[xmca] Concepts In Heads

From: David Kellogg (vaughndogblack@yahoo.com)
Date: Thu Mar 08 2007 - 14:45:14 PST


Dear Andy and Martin:
   
  Janet writes about a man in a mysterious room who suddenly notices in the wall a face staring at him. He is horrified, then intrigued, and at last relieved to discover it is only a mirror. But it is the relief which is an illusion, for the face reflected is not his own.
   
  Actually, Janet hated the word "reflection". For him it is the ultimate weasel word. When people say that consciousness is a "reflection" of the outside world, they have merely blamed consciousness on something outside the mind, not explained it.
   
  Yet we find that "reflection" is precisely the word that Engels uses to describe how concepts of (not "in" but "of") the outside world are formed in the human mind (the concept he uses is dialectics). The quotation from Engels that ends "Mind in Society" (which I think is a mistranslation) is an example of this.
   
  One of the good things that came out of the dispute with Wertsch over "internalization" and "appropriation" (and why not "acquisition", if we want a property metaphor) of concepts is a very clear realization that there is no way to use words to overcome dualism, because any word can be used in a dualistic way. Whether we use the word "reflection" or "internalization" or "interiorization" or "in" or "of") is not in the end very important, because ALL of these words can be used in a dualistic way (as products opposed to other products).
   
  But these words can also be used in a monist way (as processes which connect a state that is more one thing with a state that is more the other). I think that's what Engels was doing with "reflection" and I think that is what Vygotsky's doing with "internalization".
   
  "Wood" is neither a material reality nor a concept. It's an English word. When I said that what is in the block is not a concept but wood, I was using this word to refer to the matter of which Martin is going to construct his Ach blocks as opposed to an abstract concept. Yes, it is possible for one to become interiorized as the other, but no it is not a matter of internalizing matter, or even DIRECTLY internalizing a word.
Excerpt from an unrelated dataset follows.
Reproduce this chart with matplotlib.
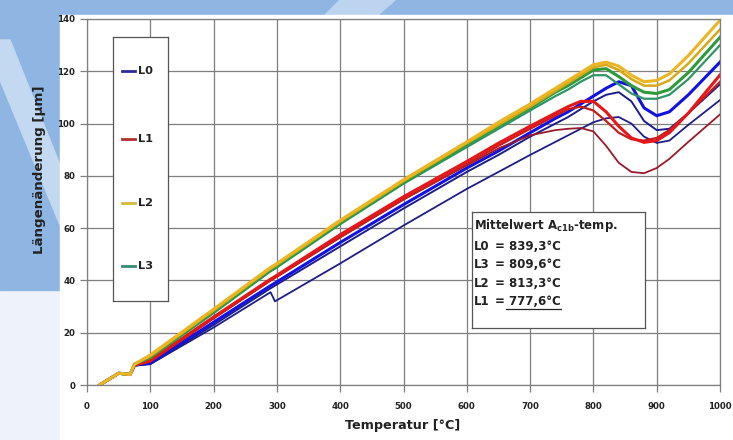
import matplotlib
matplotlib.use("Agg")
import matplotlib.pyplot as plt
from matplotlib.patches import Rectangle, Polygon
from matplotlib.lines import Line2D

plt.rcParams["font.family"] = ["DejaVu Sans"]
plt.rcParams["mathtext.fontset"] = "dejavusans"

# --- data (temperature in degC, length change in um) ---
temp = [20, 50, 68, 75, 100, 200, 290, 297, 400, 500, 600, 650, 700, 740,
        760, 780, 800, 820, 840, 860, 880, 900, 920, 950, 1000]

l0_a = [0, 4.5, 4, 7.5, 8.5, 24, 38, 39, 54.5, 69, 83, 89.5, 96.5, 102,
        104.5, 107.5, 110.5, 113.5, 116, 114.5, 106, 103, 104.5, 111, 123.5]
l0_b = [0, 4.5, 4, 7.5, 8, 23, 37, 38, 53, 67.5, 81.5, 88, 95, 100,
        102.5, 105.5, 108.5, 111, 112, 108.5, 101, 97.5, 98, 104, 115]
l0_c = [0, 4.5, 4, 7.5, 8, 22, 35.5, 32, 46.5, 61, 75, 81.5, 88, 93,
        95.5, 98, 100.5, 102, 102.5, 100, 95, 92.6, 93.5, 99.5, 109]

l1_a = [0, 4.5, 4, 7.5, 9.5, 26, 40.5, 41.5, 57.5, 72, 85.5, 92.5, 99, 104,
        106.5, 108.5, 108.5, 104.5, 99, 94.5, 92.8, 93.5, 96.5, 104, 118.6]
l1_b = [0, 4.5, 4, 7.5, 9, 25.5, 40, 41, 56.5, 71, 84.5, 91.5, 98, 103,
        105.5, 106.5, 105, 101, 96.5, 94, 93.5, 94.5, 97.5, 104, 116]
l1_c = [0, 4.5, 4, 7.5, 9, 25.5, 40, 41, 56.5, 71, 84, 90.5, 95.5, 97.5,
        98, 98.3, 97, 91.5, 85, 81.5, 81, 83, 86.5, 93, 103.5]

l2_a = [0, 4.5, 4, 8, 11.5, 29, 45, 46, 63, 78.5, 93, 100.5, 107.5, 113.5,
        116.5, 119.5, 122.5, 123.5, 122, 118.5, 116, 116.5, 119, 126, 139.5]
l2_b = [0, 4.5, 4, 8, 11, 28.5, 44.5, 45.5, 62.5, 78, 92.5, 99.5, 106.5, 112.5,
        115.5, 118.5, 121.5, 122.5, 120.5, 117, 114.5, 114.5, 116.5, 123, 136]

l3_a = [0, 4.5, 4, 8, 10.5, 28, 44, 45, 62, 77.5, 92, 99, 106, 112,
        114.5, 117.5, 120.5, 121, 118, 114.5, 112, 111.5, 113, 119.5, 133]
l3_b = [0, 4.5, 4, 8, 10.5, 27.5, 43.5, 44.5, 61.5, 77, 91, 98, 105, 110.5,
        113, 116, 118.5, 118.5, 115, 111.5, 109.5, 109.5, 111, 117, 130]

legend_labels = ["L0", "L1", "L2", "L3"]
box_title = r"Mittelwert $\mathbf{A_{c1b}}$-temp."
box_rows = [("L0", "= 839,3°C"), ("L3", "= 809,6°C"),
            ("L2", "= 813,3°C"), ("L1", "= 777,6°C")]

W, H = 733, 440
fig = plt.figure(figsize=(W / 100, H / 100), dpi=100)

# slide-like background behind the chart
bg = fig.add_axes([0, 0, 1, 1], zorder=-5)
bg.set_xlim(0, W)
bg.set_ylim(H, 0)
bg.axis("off")
bg.add_patch(Rectangle((0, 0), W, H, color="#eef2fa"))
bg.add_patch(Rectangle((0, 0), W, 15, color="#8fb6e3"))
bg.add_patch(Rectangle((0, 0), 60, 290, color="#8fb6e3"))
bg.add_patch(Polygon([(0, 40), (10, 40), (60, 165), (60, 225), (0, 80)],
                     color="#c3d8f1"))
bg.add_patch(Polygon([(340, 0), (395, 0), (378, 15), (325, 15)], color="#bcd4ef"))
bg.add_patch(Rectangle((60, 15), W - 60, H - 15, color="white"))

ax = fig.add_axes([87 / W, 1 - 385 / H, (720 - 87) / W, (385 - 19) / H])
ax.set_facecolor("white")

series = [
    (l0_c, "#1e1e86", 1.3), (l0_b, "#1c1c8c", 1.4), (l0_a, "#1212e0", 2.2),
    (l1_c, "#9a1a2a", 1.3), (l1_b, "#c81c1c", 1.6), (l1_a, "#e41818", 2.2),
    (l3_b, "#2f9466", 1.6), (l3_a, "#2e9a3a", 2.2),
    (l2_b, "#d8a818", 1.8), (l2_a, "#ebb523", 2.2),
]
for vals, col, lw in series:
    ax.plot(temp, vals, color=col, lw=lw, solid_joinstyle="round")

ax.set_xlim(0, 1000)
ax.set_ylim(0, 140)
ax.set_xticks(range(0, 1001, 100))
ax.set_yticks(range(0, 141, 20))
ax.grid(color="#7f7f7f", lw=0.9)
ax.set_axisbelow(True)
for s in ax.spines.values():
    s.set_color("#7f7f7f")
    s.set_linewidth(0.9)
ax.tick_params(length=5, width=0.9, color="#7f7f7f", labelsize=6.2,
               labelcolor="#222222")
ax.tick_params(axis="x", pad=7)
for lab in ax.get_xticklabels() + ax.get_yticklabels():
    lab.set_fontweight("bold")

fig.text(403 / W, 1 - 425 / H, "Temperatur [°C]", ha="center", va="center",
         fontsize=9.2, fontweight="bold", color="#222222")
fig.text(40 / W, 1 - 170 / H, "Längenänderung [µm]", ha="center", va="center",
         rotation=90, fontsize=9.6, fontweight="bold", color="#222222")

# legend box drawn by hand (tall narrow box as in the original)
lg = fig.add_axes([113 / W, 1 - 301 / H, (168 - 113) / W, (301 - 37) / H])
lg.set_xlim(113, 168)
lg.set_ylim(301, 37)
lg.set_xticks([])
lg.set_yticks([])
for s in lg.spines.values():
    s.set_color("#555555")
    s.set_linewidth(0.9)
leg_cols = ["#2b2b99", "#b03030", "#d8b840", "#3a8a7a"]
leg_y = [71, 139, 203, 266]
for lab, col, yy in zip(legend_labels, leg_cols, leg_y):
    lg.add_line(Line2D([122, 135], [yy, yy], color=col, lw=2))
    lg.text(138, yy, lab, va="center", ha="left", fontsize=8.2,
            fontweight="bold", color="#222222")

# text box with the mean transformation temperatures
tb = fig.add_axes([472 / W, 1 - 328 / H, (645 - 472) / W, (328 - 212) / H])
tb.set_xlim(472, 645)
tb.set_ylim(328, 212)
tb.set_xticks([])
tb.set_yticks([])
for s in tb.spines.values():
    s.set_color("#555555")
    s.set_linewidth(0.9)
tb.text(474, 225, box_title, va="center", ha="left", fontsize=8.5,
        fontweight="bold", color="#222222")
last = None
for i, (name, val) in enumerate(box_rows):
    yy = 246 + i * 18.5
    tb.text(474, yy, name, va="center", ha="left", fontsize=8.5,
            fontweight="bold", color="#222222")
    last = tb.text(495, yy, val, va="center", ha="left", fontsize=8.5,
                   fontweight="bold", color="#222222")

# underline the last value
fig.canvas.draw()
bb = last.get_window_extent()
x0 = bb.x0 + (bb.x1 - bb.x0) * 0.17
fig.add_artist(Line2D([x0 / W, bb.x1 / W], [(bb.y0 - 1) / H, (bb.y0 - 1) / H],
                      color="#222222", lw=0.9))

fig.savefig("out.png", dpi=100)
It is, nevertheless, a process that Vygotsky described as internalization.
   
  In contrast, if I were to say something like "I prefer wood coffee tables to glass ones", then I am referring to an abstract concept, and if somebody heard me say this and offered me a choice between a beer-stained piece of rec-room furniture and an expensive Danish coffee table made of Venetian glass I might well take the latter.
   
  Andy suggests that if I use the word "internalization" I MUST be using it in a dualistic way, and that is more or less how I understand Wertsch's criticism of LSV in "Vygotsky and the Social Construction of Mind". I don't see why that's so.
   
  In fact, when LSV argues that BEFORE the process of internalization there essentially IS no mind, that internalization is what actually CREATES the mental plane, it seems to me this is a clearly NON-dualistic use of "internalization". Of course, he uses words to express it, and words can and inevitably ARE interpreted dualistically by those who are so inclined. But I'm actually grateful that he uses words I can (mis)understand; it's bad enough that they're in Russian.
   
  There is an undoubtedly apocryphal story about a very loud discussion in a New York cafe between Rothko, Pollock, de Kooning and a few other of the greats of abstract expressionism back in the fifties. The discussion was about whether one should sign one's paintings or not. Some argued that it was vain and egocentric to sign paintings, and others argued that it was merely unnecessary, since every brush stroke screamed your name anyway. Still others argued, doubtless correctly, that this last thought was vain.
   
  The dealer (who doubtless had a vested interest here) cut in at the end and said something like "Cut it out, guys. If you are a vain person, then it is vain to sign your paintings and it is vain to not sign your painting, but if you are not a vain person then it is not vain to not sign your paintings and it is not vain to sign them either."